If you have called RetentionUpliftModel from insurance-uplift with outcome='survival', your model ran as binary. The survival pathway is a documented stub — the parameter is accepted, stored, and then ignored. Every uncensored and censored renewal observation goes through the standard CausalForestDML path, with no censoring correction applied. This is not a subtle numerical issue. It produces biased CATE estimates whenever your data has censored observations, which is most renewal data extracts.

This post explains what the correct computation looks like, what to use now, and what a paper published last week — Pryce, Diaz-Ordaz, Keogh, and Vansteelandt (arXiv:2603.26502, March 2026) — would add on top when its code eventually arrives.

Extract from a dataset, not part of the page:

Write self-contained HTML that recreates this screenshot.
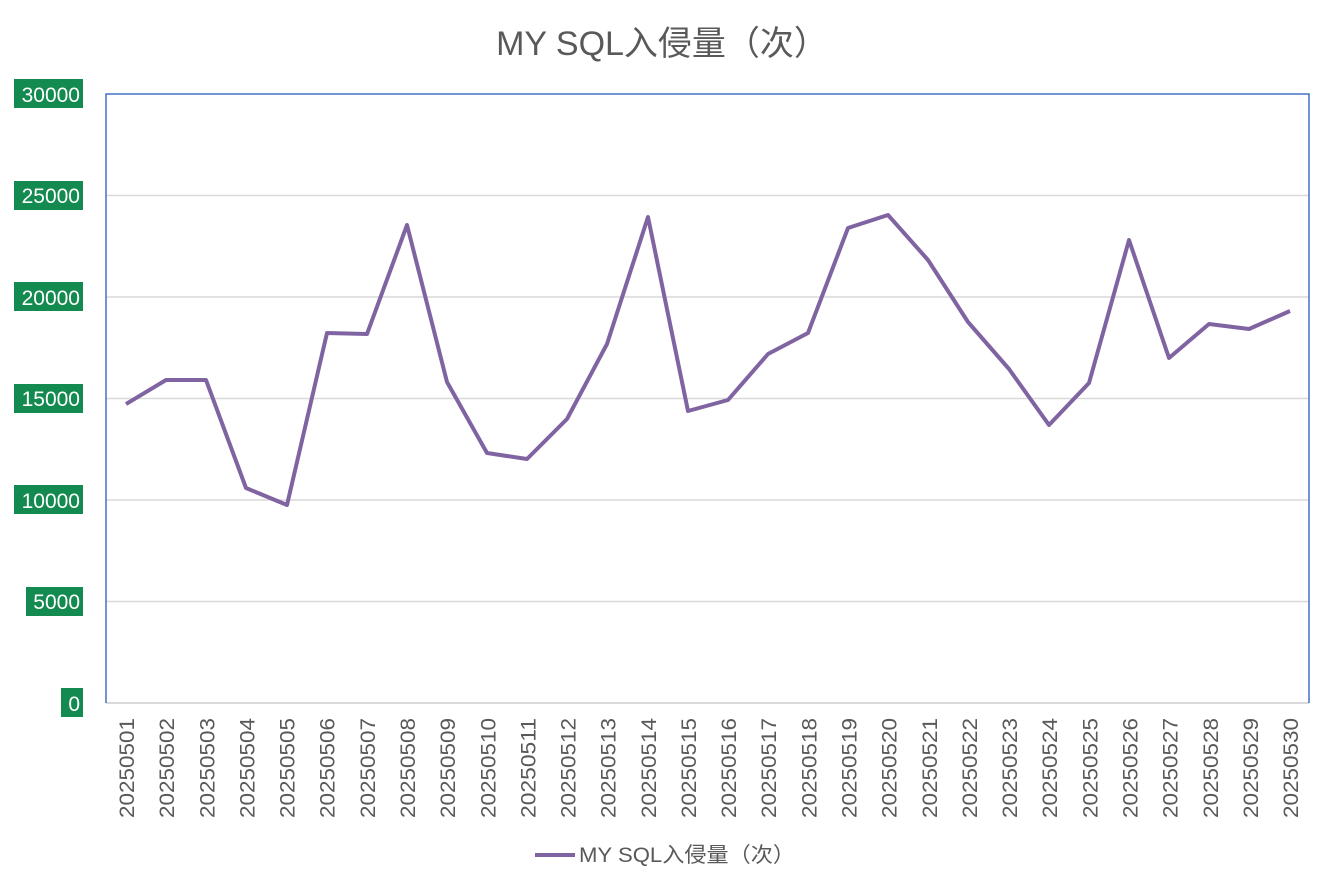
<!DOCTYPE html>
<html><head><meta charset="utf-8"><style>
body{margin:0;background:#fff}
svg text{font-family:"Liberation Sans","Noto Sans CJK SC",sans-serif}
</style></head><body>
<svg width="1334" height="889" xmlns="http://www.w3.org/2000/svg">
<rect width="1334" height="889" fill="#fff"/>
<text x="662" y="55" font-size="34" fill="#595959" text-anchor="middle">MY SQL入侵量（次）</text>
<g stroke="#d9d9d9" stroke-width="1.5">
<line x1="106" y1="195.5" x2="1309" y2="195.5"/>
<line x1="106" y1="297" x2="1309" y2="297"/>
<line x1="106" y1="398.5" x2="1309" y2="398.5"/>
<line x1="106" y1="500" x2="1309" y2="500"/>
<line x1="106" y1="601.5" x2="1309" y2="601.5"/>
<line x1="106" y1="703" x2="1309" y2="703" stroke-width="2"/>
</g>
<polyline fill="none" stroke="#4472c4" stroke-width="1.5" points="106,703 106,94 1309,94 1309,703"/>
<g font-size="21" fill="#fff" text-anchor="end">
<rect x="14" y="79" width="69" height="29" fill="#138a4f"/><text x="80" y="102">30000</text>
<rect x="14" y="181" width="69" height="29" fill="#138a4f"/><text x="80" y="203">25000</text>
<rect x="14" y="282" width="69" height="29" fill="#138a4f"/><text x="80" y="305">20000</text>
<rect x="14" y="384" width="69" height="29" fill="#138a4f"/><text x="80" y="406">15000</text>
<rect x="14" y="485" width="69" height="29" fill="#138a4f"/><text x="80" y="508">10000</text>
<rect x="26" y="587" width="57" height="29" fill="#138a4f"/><text x="80" y="609">5000</text>
<rect x="61" y="688" width="22" height="29" fill="#138a4f"/><text x="80" y="711">0</text>
</g>
<polyline fill="none" stroke="#8064a2" stroke-width="4" stroke-linejoin="round" points="126,404 166,380 206,380 246,488 287,505 327,333 367,334 407,225 447,382 487,453 527,459 567,419 607,344 648,217 688,411 728,400 768,354 808,333 848,228 888,215 928,260 968,322 1009,369 1049,425 1089,383 1129,240 1169,358 1209,324 1249,329 1290,311"/>
<g font-size="21" fill="#595959" id="xl"></g>
<line x1="535" y1="855" x2="575" y2="855" stroke="#8064a2" stroke-width="4"/>
<text x="579" y="862" font-size="21" fill="#595959" textLength="216" lengthAdjust="spacingAndGlyphs">MY SQL入侵量（次）</text>
</svg>
<script>
var g=document.getElementById('xl'),s='';
for(var i=0;i<30;i++){var x=126+i*40.14+8,d=i+1;var l='202505'+(d<10?'0':'')+d;
s+='<text transform="translate('+x+',718) rotate(-90)" text-anchor="end" textLength="100" lengthAdjust="spacingAndGlyphs">'+l+'</text>';}
g.innerHTML=s;
</script>
</body></html>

Why the stub exists and what it costs you

The outcome='survival' parameter was designed to handle a real problem: renewal data is time-to-event data, not binary data. A customer observed still in-force at the data extract date is censored — you do not know when or whether they will lapse. Dropping censored observations (which is what the current binary path effectively does) biases the CATE in a predictable direction: customers who were in-force longer at the extract date are systematically removed, and those tend to be the stickier, less price-sensitive customers. The CATE estimate for price sensitivity is therefore biased upward — you overestimate how much a price increase drives lapse.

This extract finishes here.